O risco de ser um copista
Aferrar-se à própria voz — e, por tabela, à própria sensibilidade, à própria dor, ao próprio olhar — é, sempre, muito difícil. É isso que, no entender do filósofo alemão Arthur Schopenhauer, separa o “pensador de força própria”, aquele que pensa por si, do “filósofo livresco”, que se limita a pensar idéias alheias. A lembrança de Schopenhauer, enquanto revisito idéias a respeito da arte de escrever, idéias que me marcaram e abalaram muito, não deixa de me meter medo. Ninguém está livre do risco de se tornar um simples copista. Schopenhauer (1788-1860) defende suas idéias num pequeno e precioso ensaio, Pensar por si mesmo, que está em seu Parerga und Paralipomena (algo como Acessórios e remanescentes), livro de 1851. Cinco capítulos deste livro, todos dedicados à literatura, aparecem na seleção A arte de escrever, publicada pela LP&M, sob a coordenação de Pedro Süssekind.
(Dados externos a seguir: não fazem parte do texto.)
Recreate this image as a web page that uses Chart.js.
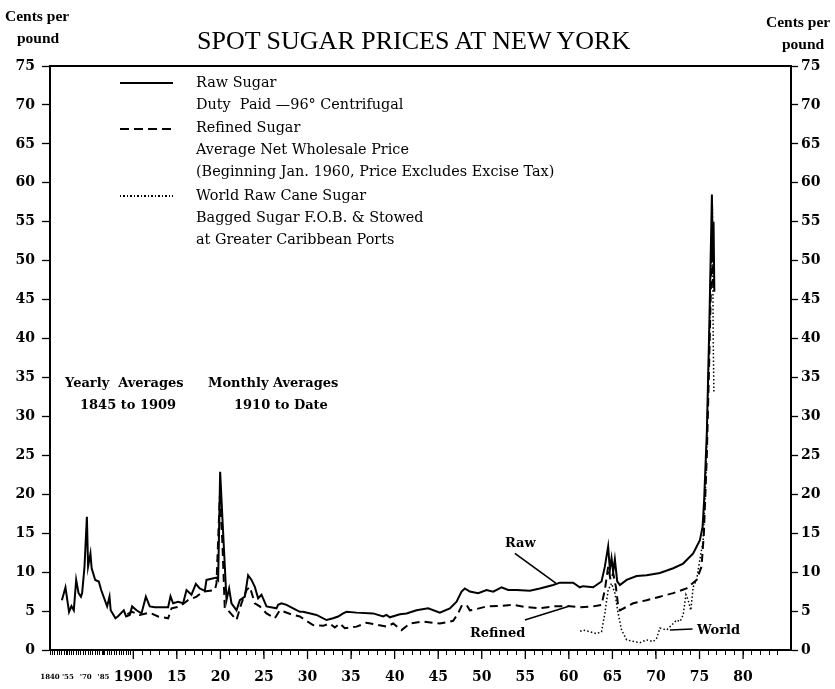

Em Pensar por si mesmo, Schopenhauer faz uma forte advertência a respeito dos perigos da leitura. “Ler significa pensar com uma cabeça alheia, em vez de pensar com a própria”, ele adverte. “Nada é mais prejudicial ao pensamento próprio.” É claro, Schopenhauer foi, ele também, um grande leitor; não se trata de uma campanha nem contra a leitura, nem contra a literatura. Mas foi, mais ainda, um leitor sábio. Em vez de ler para “relatar o que este disse, o que aquele considerou, o que um terceiro objetou e assim por diante”, como fazem os “filósofos livrescos”, o autor de O mundo como vontade e representação lia para buscar confirmações, variações, sínteses em torno daquilo que ousara pensar por si. Ele explica a diferença: “Quem pensa por si mesmo só chega a conhecer as autoridades que comprovam suas opiniões caso elas sirvam apenas para fortalecer seu pensamento próprio”, diz. “Enquanto o filósofo que tira suas idéias dos livros tem essas autoridades como ponto de partida.”
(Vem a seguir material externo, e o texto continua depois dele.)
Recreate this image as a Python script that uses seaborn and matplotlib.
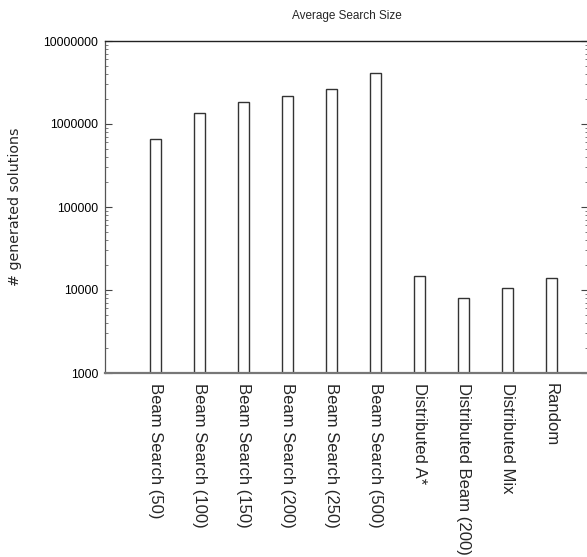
import numpy as np
import pandas as pd
import matplotlib
matplotlib.use("Agg")
import matplotlib.pyplot as plt
import matplotlib.ticker as tkr
import seaborn as sns

methods = ["Beam Search (50)", "Beam Search (100)", "Beam Search (150)",
           "Beam Search (200)", "Beam Search (250)", "Beam Search (500)",
           "Distributed A*", "Distributed Beam (200)", "Distributed Mix", "Random"]
search_size = [655000, 1345000, 1857000, 2193000, 2618000, 4083000,
               14750, 8090, 10570, 13830]
y_ticks = [1000, 10000, 100000, 1000000, 10000000]

sns.set_theme(style="white")
plt.rcParams['font.family'] = ['Liberation Sans', 'DejaVu Sans']

df = pd.DataFrame({"method": methods, "size": search_size})

fig = plt.figure(figsize=(5.87, 5.57), dpi=100)
ax = fig.add_axes([105 / 587, 184 / 557, 483 / 587, 332 / 557])

sns.barplot(data=df, x="method", y="size", color="white", edgecolor="#333333",
            linewidth=1.0, width=0.25, saturation=1, ax=ax)
ax.set_yscale("log", nonpositive="clip")

ax.set_ylim(1000, 10000000)
ax.set_xlim(-1.16, 9.84)
ax.yaxis.set_major_locator(tkr.FixedLocator(y_ticks))
ax.yaxis.set_major_formatter(tkr.FuncFormatter(lambda v, p: "{:d}".format(int(round(v)))))
ax.yaxis.set_minor_locator(tkr.LogLocator(base=10, subs=np.arange(2, 10)))
ax.yaxis.set_minor_formatter(tkr.NullFormatter())

ax.tick_params(axis="y", which="major", direction="in", length=5, width=0.8,
               labelsize=8.8, pad=5, left=True, right=True, labelright=False, colors="#444444",
               labelcolor="black")
ax.tick_params(axis="y", which="minor", direction="in", length=2.5, width=0.6,
               left=True, right=True, colors="#666666")
ax.tick_params(axis="x", bottom=False, labelsize=12, pad=1.5)
for lab in ax.get_xticklabels():
    lab.set_rotation(270)
    lab.set_va("top")
    lab.set_ha("center")

ax.spines["top"].set_color("#222222")
ax.spines["top"].set_linewidth(1.0)
ax.spines["bottom"].set_color("#777777")
ax.spines["bottom"].set_linewidth(1.6)
ax.spines["left"].set_color("#555555")
ax.spines["left"].set_linewidth(0.9)
ax.spines["right"].set_visible(False)

ax.set_xlabel("")
ax.set_ylabel("# generated solutions", fontsize=10.3, family=["DejaVu Sans"])
ax.yaxis.set_label_coords(-0.172, 0.5)
ax.set_title("Average Search Size", fontsize=8.5, pad=16)

fig.savefig("out.png", dpi=100)
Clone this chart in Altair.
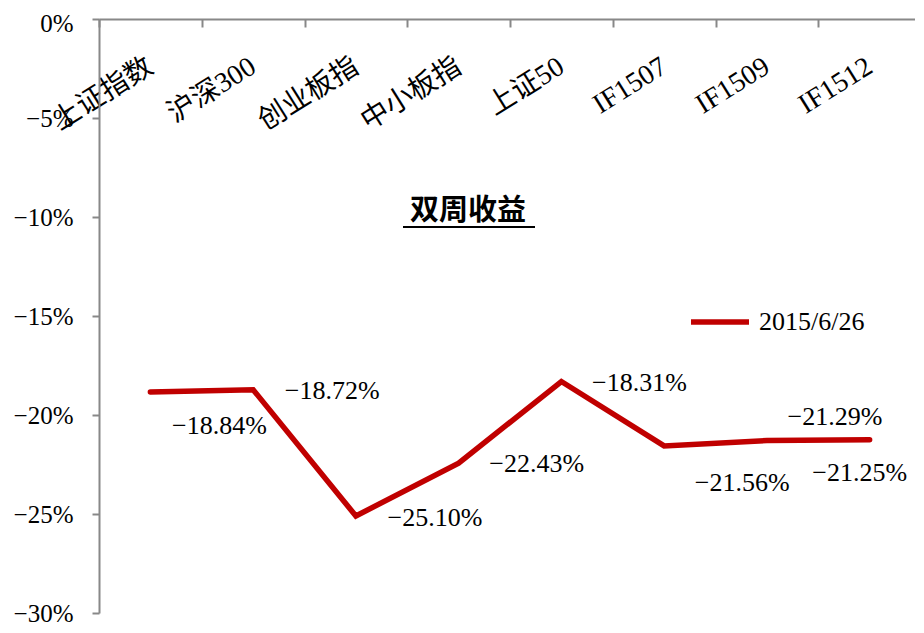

A leitura, diz Schopenhauer, deve ser um ponto de chegada em que o pensador testa o que já trazia dentro de si. E não uma atividade erudita, como é para tantos filósofos letrados — e tantos escritores! — que escrevem para citar, para atestar suas leituras, para agradar e, sobretudo, para obter aprovação. Estratégia na qual a voz própria tende só a emudecer. Para chegar a si, é preciso ter paciência, desistir da onipotência e esperar que algo o atinja. Diz ainda o filósofo: “O pensamento sobre determinado objeto precisa aparecer por si mesmo, por meio de um encontro feliz e harmonioso da ocasião exterior com a disposição e o estímulo internos”. A conexão entre o que se lê e aquele que lê define a literatura. “É justamente esse encontro que nunca chegará a acontecer no caso daqueles filósofos livrescos.”
Aqui cabe voltar a uma bela idéia de Ernesto Sabato: a de que o diálogo — entre um escritor e seu crítico, entre dois escritores, entre um leitor e um livro — não se parece nem com a catequese, nem com a conversão. “Diálogo, sim. Mas não sofístico, nem catequístico, nos quais sempre sai ganhando o autor do libreto”, escreve. “Diálogo livre, herético, mal-educado.” Estão dadas as bases do “quase nada” que se transmite em uma oficina literária. Em vez de ensinar regras, desmontá-las. Em vez de aplicar a norma, estimular a experiência da heresia que é a voz particular. No lugar de uma educação literária, melhor pensar em uma deseducação, em que o sujeito se dispa de ilusões, afaste-se dos automatismos, e desista de vez do desejo de brilhar e de agradar. Para, só então, sob sua conta e risco, chegar a si mesmo.
Volta-se inevitavelmente a Nietzsche: “Toda conquista, todo passo adiante na senda do conhecimento é fruto de um ato de valor, de dureza contra si mesmo, de própria depuração”. O chegar a si, à própria voz, não é um embelezamento, ou uma performance, muito menos o fruto dourado de um adestramento. É um descascar-se, um escavar como o do escultor que corta e corta a sua pedra, até que, lá de dentro, com as mãos sangrando, tira sua arte. Mas não existem garantias — pois não estamos no reino pragmático das transações bancárias e dos acordos comerciais. Dessa experiência pode, até, sair um escritor. Nada garante que isso acontecerá. Mas, se não sair, ao menos sairão homens um pouco mais apegados a si mesmos, um pouco mais corajosos.